I’ve been camped out in Mark 16 for a bit. I love camping in a Bible passage. Sometimes I dig around hermeneutically with word study, historical context, memorizing the passage. Sometimes I love to practice lectio divina.

Lately I’ve enjoyed learning from God about Mark 16 through lectio divina. Here are some of the messages I’ve been pondering upon:

Mark 16, as you know begins with the 2 Marys and Salome bringing spices to anoint the body of a dead friend and instead they hear the wonderful news of the Resurrected Christ. The chapter ends with our familiar Great Commission.

If I were writing a story, I think I’d make this chapter the denouement, where all the loose ends were happily tied up. Is that what happened? No!

Instead, the chapter opens with great news of the Resurrection and then follows the entire body of the story filled with disobedience, fear, and disbelief. Good grief. They act like real people.

First Mary, Mary, and Salome meet the angel who tells them that Jesus has risen. Then he gives them instructions: “But go your way, tell his disciples and Peter that he goes before you into Galilee: there you shall see him, as he said unto you.”

Clear instructions.

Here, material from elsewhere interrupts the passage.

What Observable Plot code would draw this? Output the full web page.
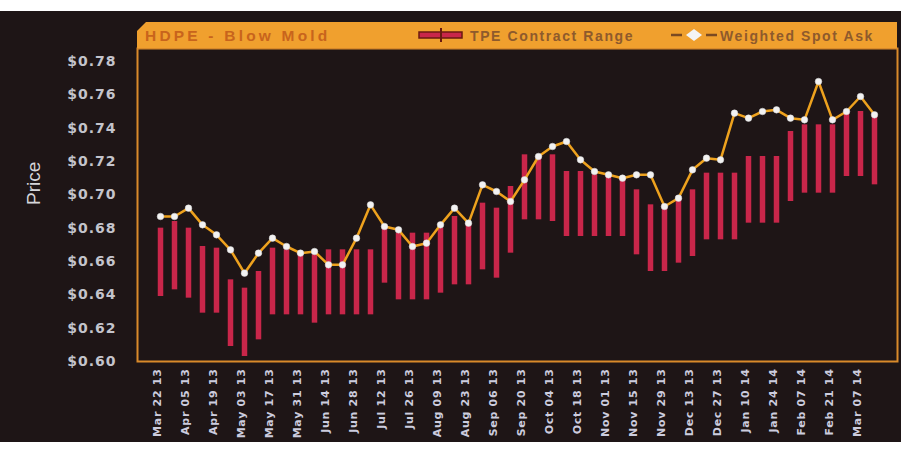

Not complicated.

What did the ladies do? “…neither said they anything to any man, for they were afraid.”

Afraid of what? Afraid of the angel? If they were afraid of the angel, you’d think they’d quickly obeyed. Afraid of the Risen Christ? Then you’d think they would have obeyed even quicker.

What if, in a rather misogynistic culture, they were afraid that the menfolk would not believe them and reject the message? I wonder if perhaps they’d experienced being respected by Jesus but marginalized by the menfolk and were afraid to repeat that kind of pain? So, they disobeyed.

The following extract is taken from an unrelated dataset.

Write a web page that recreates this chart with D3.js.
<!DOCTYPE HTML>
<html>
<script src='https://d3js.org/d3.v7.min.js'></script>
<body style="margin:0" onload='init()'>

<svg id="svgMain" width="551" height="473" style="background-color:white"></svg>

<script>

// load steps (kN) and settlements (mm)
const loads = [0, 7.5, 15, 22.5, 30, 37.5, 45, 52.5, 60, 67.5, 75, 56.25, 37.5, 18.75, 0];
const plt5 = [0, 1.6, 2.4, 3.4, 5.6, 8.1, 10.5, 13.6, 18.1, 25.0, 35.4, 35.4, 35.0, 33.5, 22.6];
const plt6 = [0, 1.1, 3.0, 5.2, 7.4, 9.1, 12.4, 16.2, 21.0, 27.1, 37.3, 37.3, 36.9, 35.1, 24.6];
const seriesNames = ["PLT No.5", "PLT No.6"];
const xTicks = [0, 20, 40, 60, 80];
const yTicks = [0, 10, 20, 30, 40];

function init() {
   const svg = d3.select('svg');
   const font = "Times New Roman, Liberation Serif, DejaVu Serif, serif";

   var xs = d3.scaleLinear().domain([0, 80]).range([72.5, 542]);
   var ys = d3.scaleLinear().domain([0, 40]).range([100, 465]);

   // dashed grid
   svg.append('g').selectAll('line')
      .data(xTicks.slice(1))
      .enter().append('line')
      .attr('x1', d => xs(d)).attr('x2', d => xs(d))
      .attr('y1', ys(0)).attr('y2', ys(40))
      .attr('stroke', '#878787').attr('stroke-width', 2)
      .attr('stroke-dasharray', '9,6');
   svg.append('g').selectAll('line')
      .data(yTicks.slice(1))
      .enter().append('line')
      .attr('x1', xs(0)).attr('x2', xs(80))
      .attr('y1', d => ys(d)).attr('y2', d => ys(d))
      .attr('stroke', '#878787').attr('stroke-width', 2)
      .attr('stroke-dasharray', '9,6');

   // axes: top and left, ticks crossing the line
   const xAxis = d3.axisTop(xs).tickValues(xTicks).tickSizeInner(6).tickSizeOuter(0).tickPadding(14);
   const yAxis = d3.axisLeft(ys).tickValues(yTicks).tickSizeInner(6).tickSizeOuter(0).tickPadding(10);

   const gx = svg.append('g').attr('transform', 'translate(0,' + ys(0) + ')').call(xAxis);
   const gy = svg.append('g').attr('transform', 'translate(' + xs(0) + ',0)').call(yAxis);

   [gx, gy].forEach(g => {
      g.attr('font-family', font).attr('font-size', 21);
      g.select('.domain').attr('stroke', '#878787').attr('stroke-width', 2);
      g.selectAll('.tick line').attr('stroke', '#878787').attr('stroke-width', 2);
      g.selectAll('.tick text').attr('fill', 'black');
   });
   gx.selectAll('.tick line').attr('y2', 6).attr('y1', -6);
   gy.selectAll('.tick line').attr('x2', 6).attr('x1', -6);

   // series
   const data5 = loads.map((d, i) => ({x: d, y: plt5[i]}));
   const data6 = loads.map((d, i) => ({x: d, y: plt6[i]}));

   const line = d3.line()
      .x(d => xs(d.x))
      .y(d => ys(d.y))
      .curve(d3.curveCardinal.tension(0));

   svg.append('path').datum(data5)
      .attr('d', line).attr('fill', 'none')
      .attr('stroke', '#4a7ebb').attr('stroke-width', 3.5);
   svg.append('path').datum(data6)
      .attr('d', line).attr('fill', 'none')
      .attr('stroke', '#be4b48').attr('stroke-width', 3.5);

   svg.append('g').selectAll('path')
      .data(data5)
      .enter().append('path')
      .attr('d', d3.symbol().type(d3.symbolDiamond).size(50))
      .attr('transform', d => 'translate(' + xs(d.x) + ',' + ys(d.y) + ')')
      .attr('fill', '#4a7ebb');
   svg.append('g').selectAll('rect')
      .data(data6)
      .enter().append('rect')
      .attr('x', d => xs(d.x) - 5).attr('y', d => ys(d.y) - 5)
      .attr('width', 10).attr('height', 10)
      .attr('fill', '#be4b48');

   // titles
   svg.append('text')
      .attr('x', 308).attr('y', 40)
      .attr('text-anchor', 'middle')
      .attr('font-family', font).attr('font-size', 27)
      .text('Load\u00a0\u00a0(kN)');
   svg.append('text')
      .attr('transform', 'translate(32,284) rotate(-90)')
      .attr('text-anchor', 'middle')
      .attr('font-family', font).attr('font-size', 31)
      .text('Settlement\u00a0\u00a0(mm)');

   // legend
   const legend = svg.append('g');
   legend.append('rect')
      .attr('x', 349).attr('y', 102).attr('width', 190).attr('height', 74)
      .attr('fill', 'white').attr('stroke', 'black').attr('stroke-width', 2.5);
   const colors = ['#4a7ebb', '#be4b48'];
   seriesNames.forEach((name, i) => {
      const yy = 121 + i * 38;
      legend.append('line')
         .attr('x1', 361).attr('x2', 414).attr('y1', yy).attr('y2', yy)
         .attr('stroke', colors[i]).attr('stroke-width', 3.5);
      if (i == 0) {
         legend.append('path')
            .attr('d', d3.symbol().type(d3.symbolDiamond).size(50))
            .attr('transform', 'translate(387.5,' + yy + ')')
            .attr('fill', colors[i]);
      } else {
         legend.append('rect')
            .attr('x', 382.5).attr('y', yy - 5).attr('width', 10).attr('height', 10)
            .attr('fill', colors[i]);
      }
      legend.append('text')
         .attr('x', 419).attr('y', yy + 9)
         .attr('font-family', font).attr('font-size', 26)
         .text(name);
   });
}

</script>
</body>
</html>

What happens next? Jesus appears to Mary Magdalene (the one Jesus had delivered from seven devils). So she goes  and tells his disciples, as they were busy weeping  and mourning, that he was alive and had been seen by her.

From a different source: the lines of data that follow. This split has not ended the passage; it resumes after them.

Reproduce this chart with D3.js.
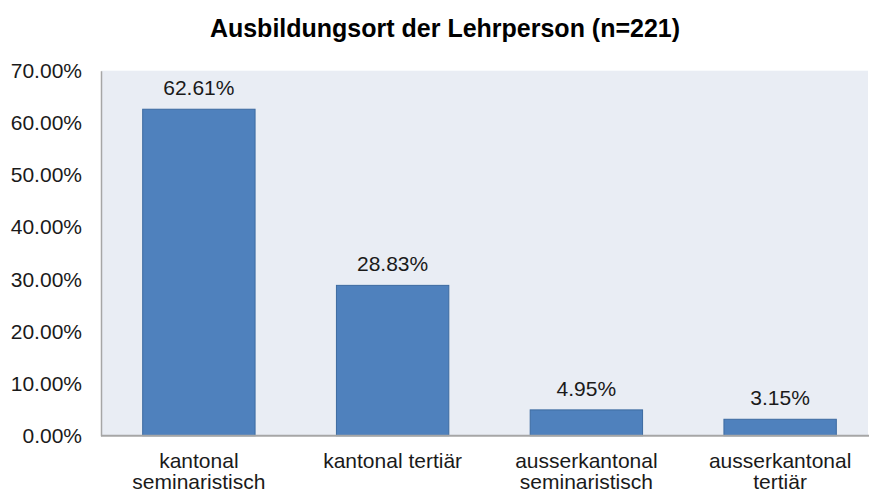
<!DOCTYPE html>
<html>
<head>
<meta charset="utf-8">
<script src="https://cdn.jsdelivr.net/npm/d3@7"></script>
<style>
  body { margin: 0; background: #fff; }
  text { font-family: "Liberation Sans", Arial, sans-serif; }
</style>
</head>
<body>
<svg id="chart"></svg>
<script>
// chart data
const categories = [
  ["kantonal", "seminaristisch"],
  ["kantonal tertiär"],
  ["ausserkantonal", "seminaristisch"],
  ["ausserkantonal", "tertiär"]
];
const values = [62.61, 28.83, 4.95, 3.15];
const yTicks = [0, 10, 20, 30, 40, 50, 60, 70];
const chartTitle = "Ausbildungsort der Lehrperson (n=221)";

const width = 869, height = 495;
const margin = {top: 70.7, right: 1, bottom: 59.3, left: 101};

const svg = d3.select("#chart")
  .attr("width", width)
  .attr("height", height);

// plot background
svg.append("rect")
  .attr("x", margin.left)
  .attr("y", margin.top)
  .attr("width", width - margin.left - margin.right)
  .attr("height", height - margin.top - margin.bottom)
  .attr("fill", "#e9edf4");

const xScale = d3.scaleBand()
  .domain(d3.range(values.length))
  .range([margin.left + 1, 877])
  .paddingInner(0.42)
  .paddingOuter(0.21);

const yScale = d3.scaleLinear()
  .domain([0, 70])
  .range([height - margin.bottom, margin.top]);

// bars
svg.selectAll("rect.bar")
  .data(values)
  .join("rect")
  .attr("class", "bar")
  .attr("x", (d, i) => xScale(i))
  .attr("y", d => yScale(d))
  .attr("width", xScale.bandwidth())
  .attr("height", d => yScale(0) - yScale(d))
  .attr("fill", "#4f81bd")
  .attr("stroke", "#3c6aa0")
  .attr("stroke-width", 1);

// value labels
svg.selectAll("text.val")
  .data(values)
  .join("text")
  .attr("class", "val")
  .attr("x", (d, i) => xScale(i) + xScale.bandwidth() / 2)
  .attr("y", d => yScale(d) - 14)
  .attr("text-anchor", "middle")
  .attr("font-size", "21px")
  .attr("fill", "#1a1a1a")
  .text(d => d.toFixed(2) + "%");

// y axis
const yAxis = d3.axisLeft(yScale)
  .tickValues(yTicks)
  .tickSize(0)
  .tickPadding(19)
  .tickFormat(d => d.toFixed(2) + "%");

const yAxisGroup = svg.append("g")
  .attr("transform", `translate(${margin.left},0)`)
  .call(yAxis);
yAxisGroup.select(".domain").attr("stroke", "#a6a6a6").attr("stroke-width", 1.5);
yAxisGroup.selectAll("text")
  .attr("font-size", "21px")
  .attr("fill", "#1a1a1a")
  .attr("font-family", "Liberation Sans, Arial, sans-serif");

// x axis line
svg.append("line")
  .attr("x1", margin.left)
  .attr("x2", width)
  .attr("y1", yScale(0))
  .attr("y2", yScale(0))
  .attr("stroke", "#a6a6a6")
  .attr("stroke-width", 2);

// category labels
const catLabels = svg.selectAll("text.cat")
  .data(categories)
  .join("text")
  .attr("class", "cat")
  .attr("text-anchor", "middle")
  .attr("font-size", "21px")
  .attr("fill", "#1a1a1a");

catLabels.each(function(lines, i) {
  const cx = xScale(i) + xScale.bandwidth() / 2;
  d3.select(this).selectAll("tspan")
    .data(lines)
    .join("tspan")
    .attr("x", cx)
    .attr("y", (d, j) => 468 + j * 21)
    .text(d => d);
});

// title
svg.append("text")
  .attr("x", 445)
  .attr("y", 37)
  .attr("text-anchor", "middle")
  .attr("font-size", "25px")
  .attr("font-weight", "bold")
  .attr("fill", "#000")
  .text(chartTitle);
</script>
</body>
</html>
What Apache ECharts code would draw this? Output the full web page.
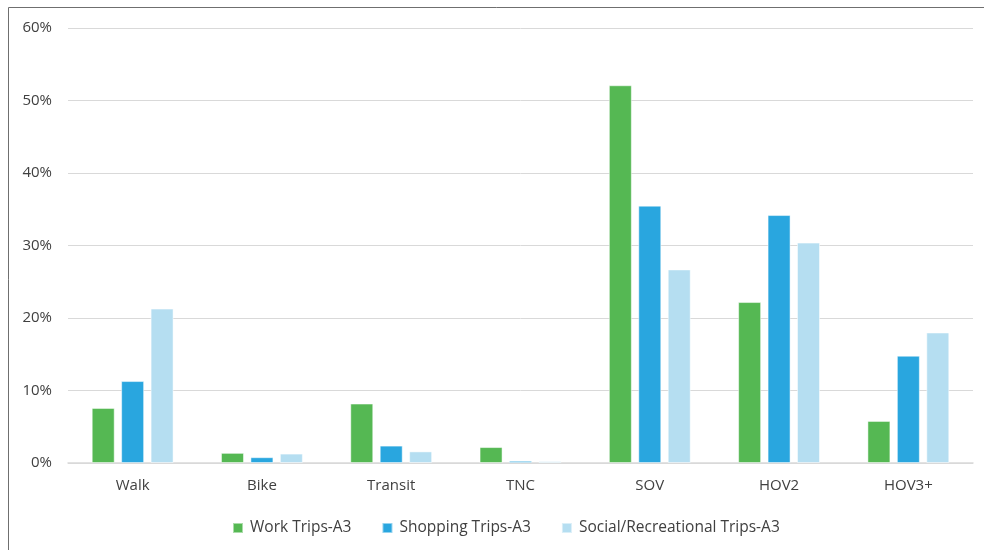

Their response? They “believed not”.

Jesus first came to women. To marginized, unheard, unimportant women.

Then he appeared to two “nobodies”. Just to two nameless followers as they walked out in the country. These two told the disciples the great news that Jesus was risen!

Their response? “Neither believed they them.”

Then finally Jesus came to the big guys, the inner circle, the ones who were busy mourning, weeping, and disbelieving. He upbraided them for their hardness of heart and for not receiving the message from those women and unimportant people.

And then, what did Jesus do? Punish them? Lecture them?

No.

He reminded them of who he created them to be and of the reason he created them that way. Remember when he sent 70 of them out two by two? He told them to heal the sick and share the gospel. They came back rejoicing that in his name, even the devils had to flee (Luke 10).

So in the Great Commission, Jesus reminds the disciples that he’s already given them the gift and mission to go in his name and “share the gospel, cast out devils, speak with new tongues, be safe from poison and snakes, and heal the sick”.

This was not new. It was not a surprise. They’d already done all those things. It was a gentle reminder, a clear reminder of who he made them to be and why.

My take-aways from this?

While some people may feel marginalized, God goes out of his way to show that marginalization is not God-business.

Even important, wise, anointed leaders can be so busy in their own pain and garbage that they miss what God is doing.

When we goof up, cop out, give up there is an answer: Go to God. Ask him to remind you who he made you to be and why.

And don’t marginalize people OR maybe it is cool to be marginalized because maybe God will talk to you first 🙂

The answer has always been there…just sometimes we need to refresh the message.